As one Gates researcher noted, “We were able to show that teacher effectiveness is really about the teachers,” not the demographics of students in their classrooms.

Though the size of the finding might be debatable, the upshot is this: Measures of student performance and student surveys come out looking good, and observations lose a good bit of luster. (The latter point should give pause to those training observers.)

As Tim Daly from TNTP was quoted as saying, “The way that most teachers have been evaluated forever is completely unreliable…Before, what we were weighing is, ‘Should we move in the direction of using student learning or is it too precarious?’ (This study’s findings) show we have no choice but to change—the way they're doing it is totally inadequate.”

Tom Kane, the lead researcher, concludes that the best evaluation system uses a combination of student-growth measures, evaluations, and student surveys.

Several related findings are worth noting:

A “multiple-measures” approach with a relatively equal balance of surveys, observations, and growth measures is the best mix because of low volatility and robust predictive ability;
An observation system produces the best results when there are multiple observations conducted by several different people (not the occasional pass-through by a teacher’s designated assistant principal); and,
While there are large differences in the levels of effectiveness of teachers at opposite tails of the distribution, it is far harder to distinguish between teachers closer to the center.

Since the worth of observations has now been brought into question, we have to start wondering about the most widely used observation protocols and rubrics. Those probably need to be revamped. And fast.

Greene’s contrarian point about the costs associated with surveys and observations is powerful and should be taken seriously by scholars and policymakers.

Similarly, we have to wonder about the training of those who conduct observations. Are administrator-prep programs properly instructing leaders on how to assess a teacher’s practice? What if the agreed-upon definition of “strong practice” doesn’t correlate with student learning gains? Which gives?
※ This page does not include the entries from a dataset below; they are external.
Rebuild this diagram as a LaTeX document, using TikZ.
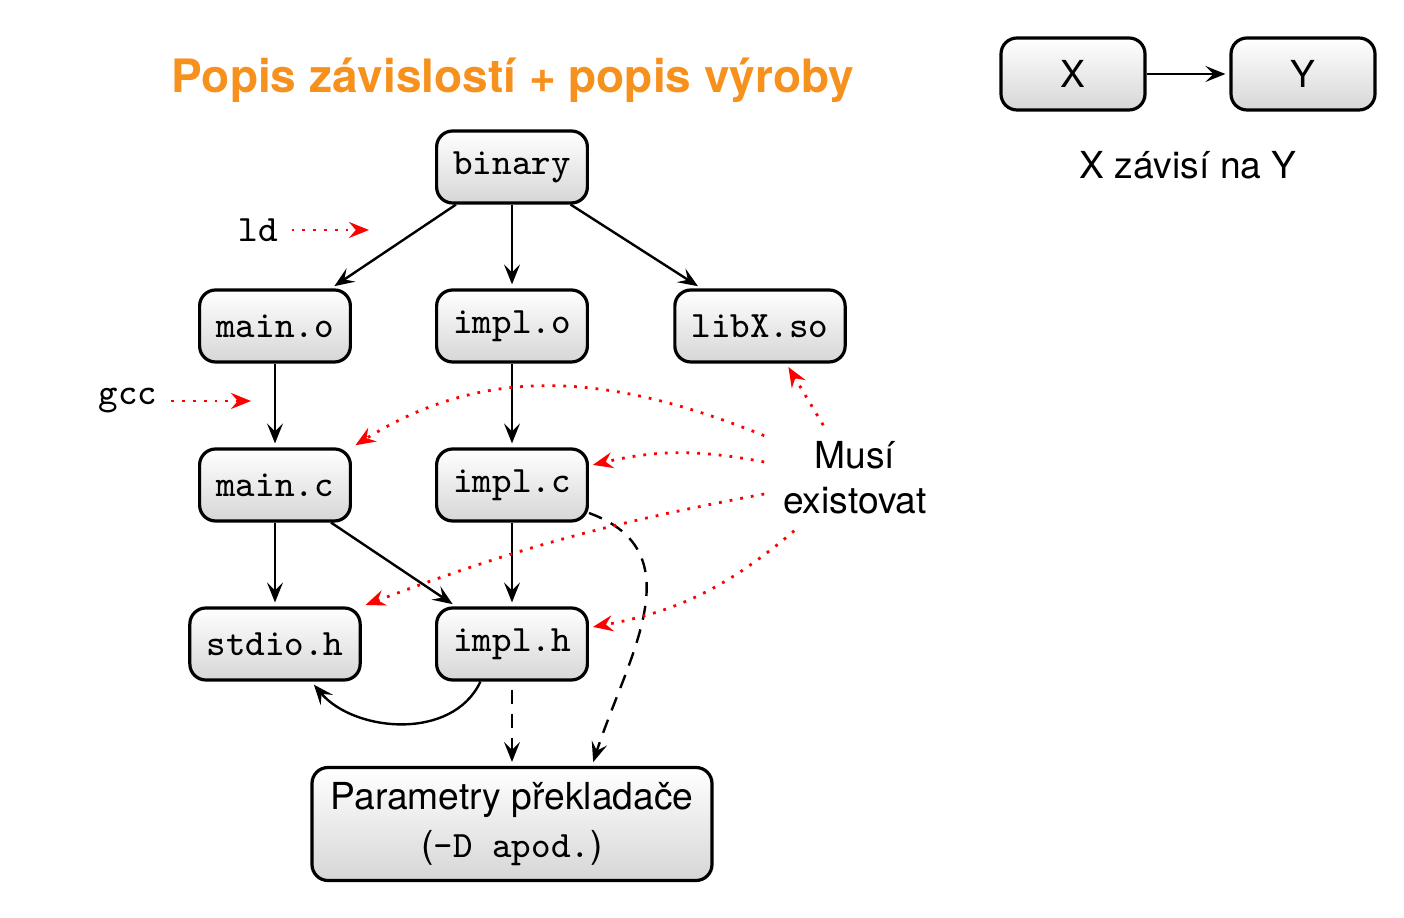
\documentclass[tikz,border=0pt]{standalone}
\usepackage{fontspec}
\setmainfont{TeX Gyre Heros}
\usetikzlibrary{arrows.meta}
\definecolor{titleorange}{RGB}{247,145,30}

\begin{document}
\begin{tikzpicture}[x=0.25pt,y=-0.25pt,
  box/.style={draw,thick,rounded corners=4pt,top color=white,bottom color=black!16,
    font=\fontsize{9.3}{11.2}\selectfont,inner xsep=4.2pt,minimum height=18pt},
  file/.style={box,font=\fontsize{9.3}{11.2}\ttfamily},
  plain/.style={font=\fontsize{9.3}{11.2}\selectfont},
  dep/.style={-{Stealth[length=5pt,width=4pt,inset=2pt]},semithick,shorten >=1pt},
  mustarrow/.style={-{Stealth[length=5pt,width=4pt,inset=1.7pt]},red,dotted,line width=0.7pt,shorten >=1pt}]
\useasboundingbox (0,0) rectangle (1404,918);

% Title
\node[font=\fontsize{11.5}{13.8}\bfseries,text=titleorange] (title) at (513,80) {Popis závislostí + popis výroby};

% Files
\node[file] (binary) at (512,167) {binary};
\node[file] (maino) at (275,326) {main.o};
\node[file] (implo) at (512,326) {impl.o};
\node[file] (libx) at (760,326) {libX.so};
\node[file] (mainc) at (275,485) {main.c};
\node[file] (implc) at (512,485) {impl.c};
\node[file] (stdio) at (275,644) {stdio.h};
\node[file] (implh) at (512,644) {impl.h};
\node[box,font=\fontsize{9.3}{12}\selectfont,align=center,minimum width=100pt,minimum height=28.25pt] (params) at (512,824) {Parametry překladače\\(\texttt{-D apod.})};

% Tools
\node[plain,font=\fontsize{9.3}{11.2}\ttfamily] (ld) at (258,230) {ld};
\coordinate (ldtip) at (373,230);
\node[plain,font=\fontsize{9.3}{11.2}\ttfamily] (gcc) at (128,401) {gcc};
\coordinate (gcctip) at (255,401);
\draw[mustarrow] (ld) -- (ldtip);
\draw[mustarrow] (gcc) -- (gcctip);

% Dependencies
\draw[dep] (binary) -- (maino);
\draw[dep] (binary) -- (implo);
\draw[dep] (binary) -- (libx);
\draw[dep] (maino) -- (mainc);
\draw[dep] (implo) -- (implc);
\draw[dep] (mainc) -- (stdio);
\draw[dep] (mainc) -- (implh);
\draw[dep] (implc) -- (implh);
\draw[dep] (implh.-130) to[out=-115,in=-50] (stdio.-46);
\draw[dep,dash pattern=on 3.5pt off 2.5pt,shorten <=2pt] (implh) -- (params);
\draw[dep,dash pattern=on 3.5pt off 2.5pt] (implc.-20) to[out=-20,in=72,looseness=1.15] (params.36);

% Musi existovat
\node[plain,align=center,minimum width=45pt,minimum height=26pt,inner sep=0pt] (must) at (855,478) {Musí\\existovat};
\draw[mustarrow] (must.155) to[out=158,in=32] (mainc.north east);
\draw[mustarrow] (must.170) to[bend right=12] (implc.14);
\draw[mustarrow] (must.190) to[bend right=5] (stdio.north east);
\draw[mustarrow] (must.221) to[bend left=15] (implh.12);
\draw[mustarrow] (must.121) to (libx.-55);

% Legend
\node[box,minimum width=36pt] (x) at (1073,74) {X};
\node[box,minimum width=36pt] (y) at (1303,74) {Y};
\node[plain] (legend) at (1188,165) {X závisí na Y};
\draw[dep] (x) -- (y);

\end{tikzpicture}
\end{document}
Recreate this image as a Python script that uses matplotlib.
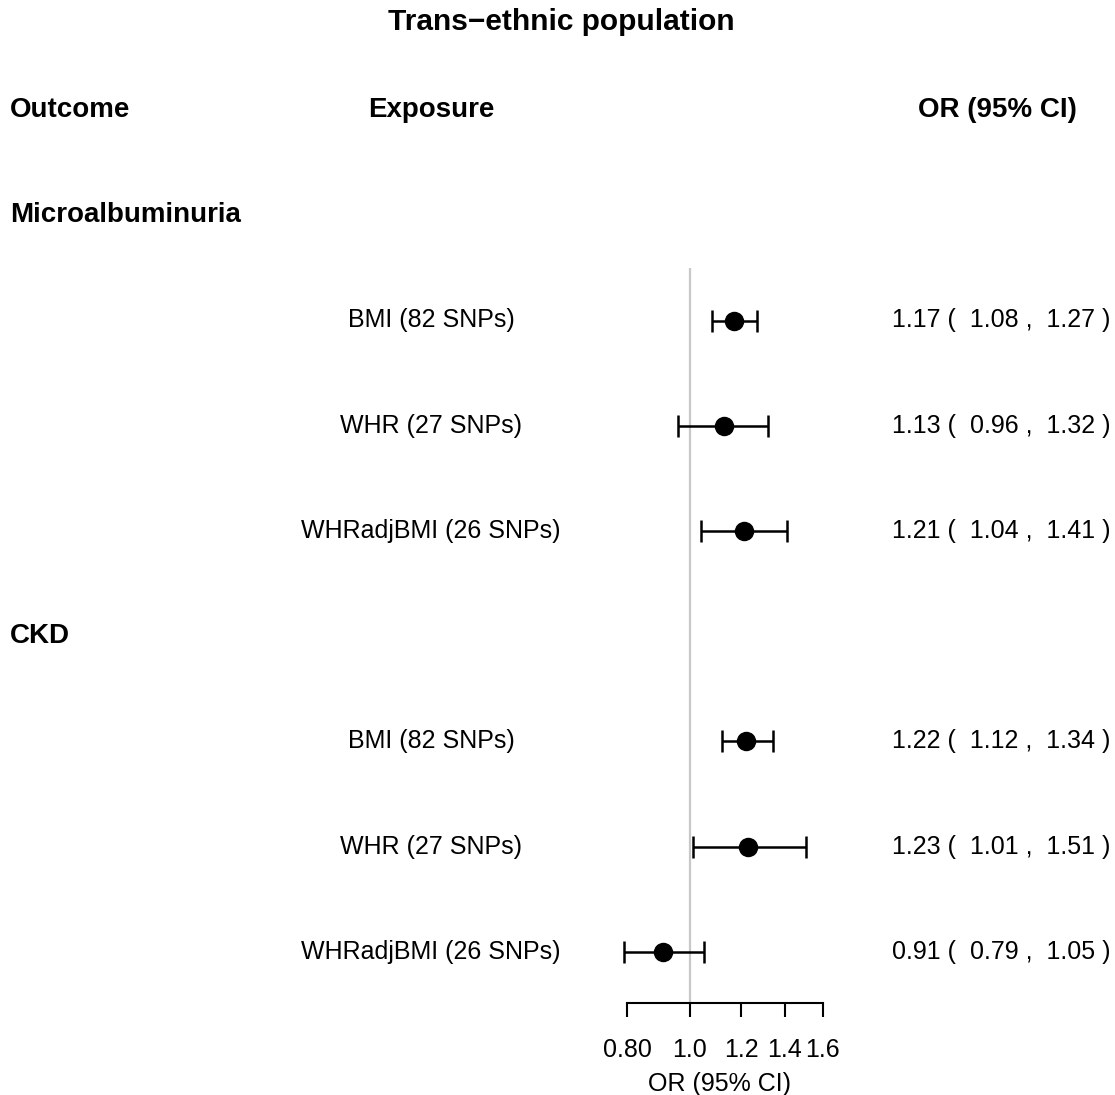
import matplotlib
matplotlib.use("Agg")
import matplotlib.pyplot as plt
import matplotlib.transforms as mtransforms
from matplotlib.ticker import FixedLocator, NullLocator
import numpy as np

plt.rcParams["font.family"] = ["Liberation Sans", "DejaVu Sans"]

outcomes = ["Microalbuminuria", "CKD"]
exposures = ["BMI (82 SNPs)", "WHR (27 SNPs)", "WHRadjBMI (26 SNPs)"]
or_vals = [[1.17, 1.13, 1.21], [1.22, 1.23, 0.91]]
lower = [[1.08, 0.96, 1.04], [1.12, 1.01, 0.79]]
upper = [[1.27, 1.32, 1.41], [1.34, 1.51, 1.05]]
tick_vals = [0.80, 1.0, 1.2, 1.4, 1.6]
tick_labels = ["0.80", "1.0", "1.2", "1.4", "1.6"]

W, H = 1115, 1095
fig = plt.figure(figsize=(W / 100, H / 100), dpi=100)

# forest panel: log x, rows on y (row 0 = header)
ax_left, ax_right, ax_bottom = 600, 840, 1003
row0_px, row_step = 110, 105.25
ax = fig.add_axes([ax_left / W, (H - ax_bottom) / H, (ax_right - ax_left) / W, ax_bottom / H])
ax.set_xscale("log")
px_per_unit = 282.0
x_one = 690
ax.set_xlim(np.exp((ax_left - x_one) / px_per_unit), np.exp((ax_right - x_one) / px_per_unit))
y_bottom = (ax_bottom - row0_px) / row_step
ax.set_ylim(y_bottom, -row0_px / row_step)

rows, ors, los, his = [], [], [], []
outcome_rows = []
r = 1
for i, oc in enumerate(outcomes):
    outcome_rows.append(r)
    r += 1
    for j in range(len(exposures)):
        rows.append(r)
        ors.append(or_vals[i][j])
        los.append(lower[i][j])
        his.append(upper[i][j])
        r += 1
rows = np.array(rows)
ors, los, his = np.array(ors), np.array(los), np.array(his)

ax.vlines(1.0, 1.5, y_bottom, color="#c8c8c8", lw=1.6, zorder=1)
ax.errorbar(ors, rows, xerr=[ors - los, his - ors], fmt="o", color="black",
            ms=13, capsize=8, elinewidth=1.8, capthick=1.8, zorder=3)

for s in ["top", "right", "left"]:
    ax.spines[s].set_visible(False)
ax.spines["bottom"].set_bounds(tick_vals[0], tick_vals[-1])
ax.spines["bottom"].set_linewidth(1.5)
ax.xaxis.set_major_locator(FixedLocator(tick_vals))
ax.xaxis.set_minor_locator(NullLocator())
ax.set_xticklabels(tick_labels)
ax.tick_params(axis="x", length=10, width=1.5, pad=15.5, labelsize=18)
ax.set_yticks([])
ax.set_xlabel("OR (95% CI)", fontsize=18, labelpad=7)
ax.patch.set_alpha(0)

# text columns
tr = mtransforms.blended_transform_factory(fig.transFigure, ax.transData)
x_out, x_exp, x_or = 10 / W, 431 / W, 1001 / W

fig.text(561 / W, 1 - 22 / H, "Trans\u2212ethnic population", ha="center", va="center",
         fontsize=21.5, fontweight="bold")
fig.text(x_out, 0, "Outcome", transform=tr, ha="left", va="center", fontsize=20, fontweight="bold")
fig.text(431 / W, 0, "Exposure", transform=tr, ha="center", va="center", fontsize=20, fontweight="bold")
fig.text(997 / W, 0, "OR (95% CI)", transform=tr, ha="center", va="center", fontsize=20, fontweight="bold")

for oc, orow in zip(outcomes, outcome_rows):
    fig.text(x_out, orow, oc, transform=tr, ha="left", va="center", fontsize=20, fontweight="bold")

k = 0
for i in range(len(outcomes)):
    for j, ex in enumerate(exposures):
        fig.text(x_exp, rows[k], ex, transform=tr, ha="center", va="center", fontsize=18)
        label = f"{ors[k]:.2f} (  {los[k]:.2f} ,  {his[k]:.2f} )"
        fig.text(x_or, rows[k], label, transform=tr, ha="center", va="center", fontsize=18)
        k += 1

fig.savefig("out.png", dpi=100)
Greene’s contrarian take is powerful and should be taken seriously by scholars and policymakers. His point about the costs associated with surveys and observations is crucial. Both are expensive, especially the latter; so are they currently worth their price tags?

Here are some thoughts on winners and losers:

WINNER: The Bill and Melinda Gates Foundation deserves a great deal of credit for undertaking this huge project. They’ve opened up and shed light on a subject that many considered an impenetrable black box. Many questions remain but they have helped lift a corner of the great veil.

LOSER: The various research arms of U.S. Department of Education (from inception to today). This is precisely the kind of research that the feds should’ve been conducting for the last 30+ years. Even those most critical of the feds’ role in K–12 schooling generally agree that high-quality research should be part of USED’s portfolio. Why did it take a private foundation to launch this effort?

WINNER: Race to the Top and its backers. Despite loud complaints from the establishment, the grant competition’s all-important Section D was founded on new evaluations that used measures of student performance. The MET study suggests that this was a bold and proper move. The Department’s subsequent move to shift TIF in the same direction now also looks wise.

LOSER: Those training-teacher observers. They’ve had decades to refine rubrics and prepare administrators for this critical work. And they produced results that appear to have come up short.

WINNER: Ed-reform advocacy organizations, especially TNTP. The group’s The Widget Effect largely launched this line of work, and, ever since, they’ve been arguing for smart evaluation reform and working with states and districts to bring it to life (a herculean task). Their time and energy appear to have been very well spent.

LOSER: Those who’ve argued that measures of student performance and student surveys should not be used to assess educator effectiveness and that observations are the way to go.

POTENTIAL BIGGEST WINNER: Whoever uses these findings to figure out how to identify potentially great teachers and how to train teachers to become superb.